DNR fisheries chief Don Pereira doesn’t dismiss Lilienthal’s findings, but said “there’s a lot of political and social stress’’ involved in making major changes to fish regulations and management.
“We know large pike bring ecological stability to the system; they keep pike numbers under control,’’ he said. “We’ve made some headway with special regulations. And we’ve tried to liberalize bag limits; it doesn’t appear people want them [small northerns].’’
But, he said, “We’ll take a fresh look at it.’’
‘Annihilating perch population’
For decades, anglers have kept bigger northerns and tossed back small ones, hoping they will grow into trophies. Too often, Lilienthal said, that’s not what happens. Instead, the removal of large northerns results in lakes with high densities of stunted northerns that consume small walleye, perch and sunfish — damaging the populations of all three species.
“We’re annihilating the perch population, which in turn increases the vulnerability of juvenile walleyes,’’ Lilienthal said.
An avid angler, Lilienthal examined DNR survey data on 1,000 lakes in central and northern Minnesota that are regularly stocked with walleyes. He looked at gillnet catches of northerns and walleyes. He found lakes in Otter Tail County with high densities of small northerns had half as many walleyes as lakes with more balanced northern populations.

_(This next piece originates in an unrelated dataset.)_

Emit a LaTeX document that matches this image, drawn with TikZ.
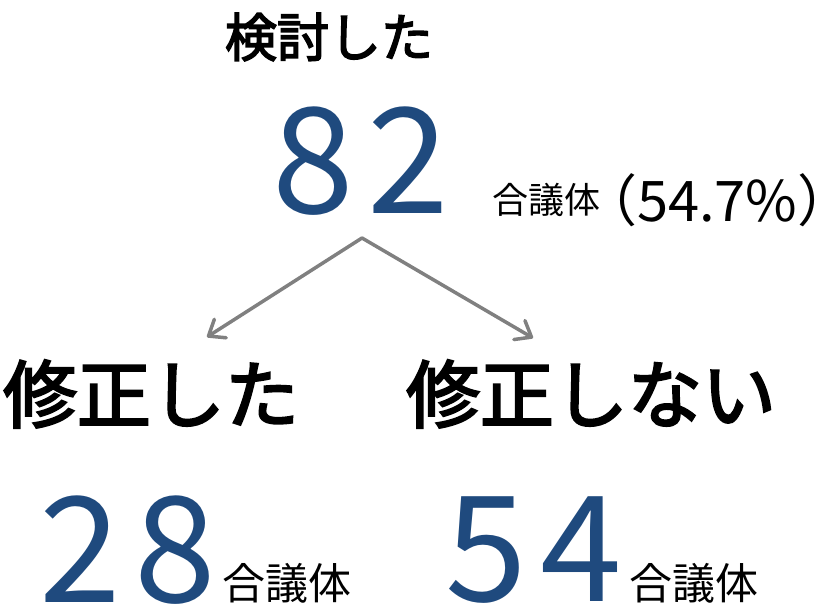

“It clearly shows the statewide northern pike regulation is the cause of the high density small northern pike crisis on 374 of Minnesota’s 722 stocked walleye basins in central and north-central Minnesota,’’ Lilienthal said.
While Pereira acknowledges there is a growing northern pike problem, he said there’s no evidence it’s causing a widespread walleye problem.
“We’re not brushing it under the carpet,’’ he said. “We’re taking what he is saying seriously.’’
The statewide regulation allows anglers to keep up to three northerns, including one over 30 inches.
“That’s totally unsustainable,’’ Lilienthal says. The regulations allow too many big fish to be taken, he said, while preventing the needed removal of small northerns.
“One fish over 30 inches per year is more realistic than one over 30 inches per day,’’ Lilienthal said. “We can’t afford to lose those big fish.’’
Lilienthal suggests dramatic changes are needed on problem lakes: Perhaps allowing unlimited harvest of northerns under 24 inches, while allowing none over 24 inches to be kept.